DATED: WEDNESDAY, AUGUST 26, 1998
APPEARANCES:
Mr. Arthur Weinreb
For the Applicant
Ms. Sudabeh Mashkori
For the Respondent
SOLICITORS OF RECORD: Arthur Weinreb
Barrister & Solicitor |
44 Woodrow Avenue |
Toronto, Ontario |
M4C 5S2 |
For the Applicant
Morris Rosenberg
Deputy Attorney General
of Canada
For the Respondent
FEDERAL COURT OF CANADA
Date: 19980826
Docket: IMM-4411-97
Between:
MOHAMED ABDI HERSI |
Applicant
- and -
THE MINISTER OF CITIZENSHIP AND IMMIGRATION |
Respondent
REASONS FOR ORDER
__________________
1 PDRCC is a reference to Post-Determination Refugee Claimant in Canada; DROC is a reference to Deferred Removal Orders Class.
3 What appears to be a later version of form IMM5001 does include an option to indicate that the applicant is applying as a member of the Deferred Removal Orders Class.
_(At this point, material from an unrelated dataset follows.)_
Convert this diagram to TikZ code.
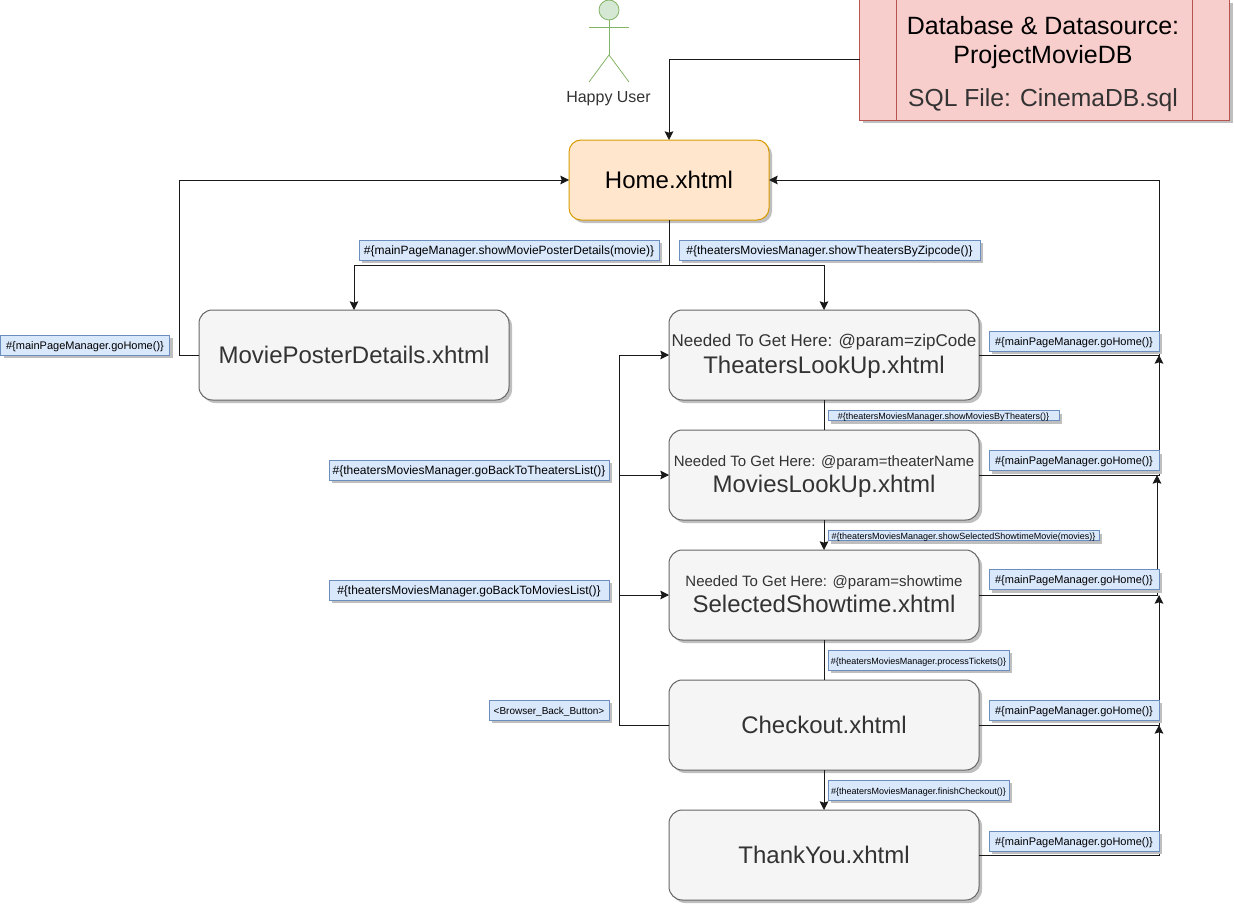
\documentclass[tikz,border=0pt]{standalone}
\usepackage{fontspec}
\setmainfont{Liberation Sans}
\usetikzlibrary{arrows.meta,shadows}
\definecolor{pagefill}{HTML}{F5F5F5}
\definecolor{pageline}{HTML}{666666}
\definecolor{pagetext}{HTML}{333333}
\definecolor{homefill}{HTML}{FFE6CC}
\definecolor{homeline}{HTML}{D79B00}
\definecolor{dbfill}{HTML}{F8CECC}
\definecolor{dbline}{HTML}{B85450}
\definecolor{tagfill}{HTML}{DAE8FC}
\definecolor{tagline}{HTML}{6C8EBF}
\definecolor{userfill}{HTML}{D5E8D4}
\definecolor{userline}{HTML}{82B366}
\newcommand{\pxfont}[1]{\fontsize{#1}{#1}\selectfont}
\newcommand{\needline}[2]{{\pxfont{#1}\rule{0pt}{11pt}#2}}
\tikzset{
softshadow/.style={drop shadow={shadow xshift=2.25pt,shadow yshift=-2.25pt,fill=black!25,opacity=1}},
box/.style={rectangle,draw,line width=.75pt,outer sep=0pt,inner sep=0pt,softshadow},
pagebox/.style={box,rounded corners=10pt,fill=pagefill,draw=pageline,text=pagetext,minimum width=232.5pt,minimum height=67.5pt,align=center,font=\pxfont{18}},
tag/.style={box,fill=tagfill,draw=tagline,text=black,text height=6.75pt,text depth=.75pt,minimum height=15pt},
link/.style={line width=.75pt,draw=black!90},
arrow/.style={link,-{Stealth[length=6.5pt,width=6.5pt,inset=1pt]}},
usr/.style={line width=.6pt,draw=userline}
}
\begin{document}
\begin{tikzpicture}[x=.75pt,y=-.75pt]
\useasboundingbox(1,0)rectangle(1235,906);
\node[box,fill=dbfill,draw=dbline,minimum width=277.5pt,minimum height=90pt](db)at(1045.5,60){};
\draw[line width=.75pt,draw=dbline]([xshift=27.75pt]db.north west)--([xshift=27.75pt]db.south west);
\draw[line width=.75pt,draw=dbline]([xshift=-27.75pt]db.north east)--([xshift=-27.75pt]db.south east);
\node[inner sep=0pt,align=center,font=\pxfont{18.75}](dbtext)at(1044,64){Database \& Datasource:\\[3pt]ProjectMovieDB\\[14pt]\textcolor{pagetext}{\pxfont{18.5}SQL File: CinemaDB.sql}};
\draw[usr,fill=userfill](610,10)ellipse(10 and 10);
\coordinate(neck)at(610,20);
\coordinate(hip)at(610,55);
\draw[usr](neck)--(hip);
\draw[usr](590,27)--(630,27);
\draw[usr](590,82)--(hip)--(630,82);
\node[text=pagetext,font=\pxfont{12}](user)at(609.5,99){Happy User};
\node[box,rounded corners=9pt,fill=homefill,draw=homeline,minimum width=150pt,minimum height=60pt,font=\pxfont{18}](home)at(670,180){Home.xhtml};
\node[pagebox](poster)at(355,355){MoviePosterDetails.xhtml};
\node[pagebox](theaters)at(825,355){\needline{12.75}{Needed To Get Here: @param=zipCode}\\[2pt]TheatersLookUp.xhtml};
\node[pagebox](movies)at(825,475){\needline{11.25}{Needed To Get Here: @param=theaterName}\\[1.3pt]MoviesLookUp.xhtml};
\node[pagebox](selected)at(825,595){\needline{11.25}{Needed To Get Here: @param=showtime}\\[1.5pt]SelectedShowtime.xhtml\rule[-3.8pt]{0pt}{3.8pt}};
\node[pagebox](checkout)at(825,725){Checkout.xhtml};
\node[pagebox](thankyou)at(825,855){ThankYou.xhtml};
\coordinate(split)at(670,265);
\coordinate(backleft)at(180,355);
\coordinate(backrail)at(620,725);
\coordinate(railthe)at(1160,355);
\coordinate(railmov)at(1160,475);
\coordinate(railsel)at(1158,595);
\coordinate(railche)at(1160,725);
\coordinate(railtha)at(1160,855);
\draw[arrow](db.west)-|(home.north);
\draw[link](home.south)--(split);
\draw[arrow](split)-|(poster.north);
\draw[arrow](split)-|(theaters.north);
\draw[arrow](poster.west)--(backleft)|-(home.west);
\draw[link](theaters.south)--(movies.north);
\draw[arrow](movies.south)--(selected.north);
\draw[link](selected.south)--(checkout.north);
\draw[arrow](checkout.south)--(thankyou.north);
\draw[arrow](checkout.west)--(backrail)|-(theaters.west);
\draw[arrow](backrail|-movies.west)--(movies.west);
\draw[arrow](backrail|-selected.west)--(selected.west);
\draw[arrow](theaters.east)--(railthe)|-(home.east);
\draw[arrow](movies.east)--(railmov)--(railthe);
\draw[arrow](selected.east)--(railsel)--(railsel|-railmov);
\draw[arrow](checkout.east)--(railche)--(railche|-railsel);
\draw[arrow](thankyou.east)--(railtha)--(railche);
\node[tag,minimum width=225pt,font=\pxfont{9}](tagposter)at(510,250){\#\{mainPageManager.showMoviePosterDetails(movie)\}};
\node[tag,minimum width=225.75pt,font=\pxfont{9}](tagzip)at(830.5,250){\#\{theatersMoviesManager.showTheatersByZipcode()\}};
\node[tag,minimum width=126.75pt,font=\pxfont{8.25}](taghomeposter)at(86,345){\#\{mainPageManager.goHome()\}};
\node[tag,minimum width=210pt,font=\pxfont{9}](tagtheaterlist)at(470,470){\#\{theatersMoviesManager.goBackToTheatersList()\}};
\node[tag,minimum width=210pt,font=\pxfont{9}](tagmovielist)at(470,590){\#\{theatersMoviesManager.goBackToMoviesList()\}};
\node[tag,minimum width=90pt,font=\pxfont{7.5}](tagback)at(550,710){<Browser\_Back\_Button>};
\node[tag,minimum width=127.5pt,font=\pxfont{8.25}](taghomethe)at(1075,341){\#\{mainPageManager.goHome()\}};
\node[tag,minimum width=127.5pt,font=\pxfont{8.25}](taghomemov)at(1075,460.5){\#\{mainPageManager.goHome()\}};
\node[tag,minimum width=127.5pt,font=\pxfont{8.25}](taghomesel)at(1075,579.5){\#\{mainPageManager.goHome()\}};
\node[tag,minimum width=127.5pt,font=\pxfont{8.25}](taghomeche)at(1075,710){\#\{mainPageManager.goHome()\}};
\node[tag,minimum width=127.5pt,font=\pxfont{8.25}](taghometha)at(1075,841){\#\{mainPageManager.goHome()\}};
\node[tag,minimum width=173.25pt,minimum height=7.5pt,font=\pxfont{6.75}](tagbytheaters)at(944.5,415.5){\#\{theatersMoviesManager.showMoviesByTheaters()\}};
\node[tag,minimum width=203.25pt,minimum height=7.5pt,font=\pxfont{6.75}](tagshowtime)at(964.5,535.5){\#\{theatersMoviesManager.showSelectedShowtimeMovie(movies)\}};
\node[tag,minimum width=135.75pt,font=\pxfont{6.75}](tagtickets)at(919.5,660){\#\{theatersMoviesManager.processTickets()\}};
\node[tag,minimum width=135.75pt,font=\pxfont{6.75}](tagfinish)at(919.5,790){\#\{theatersMoviesManager.finishCheckout()\}};
\end{tikzpicture}
\end{document}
In March of 1997, the applicant filed a separate application for landing from within Canada as a member of the Deferred Removal Orders Class. In June of 1997, the later application was rejected because it was filed out of time. Counsel for the applicant requested a further review of the application for landing from within Canada as a member of the Deferred Removal Orders Class on the basis that the November, 1996 application for landing from within Canada was filed "in time", that is to say within 120 days after the applicant became a member of the Deferred Removal Orders Class. It is this last request that resulted in the decision here under review.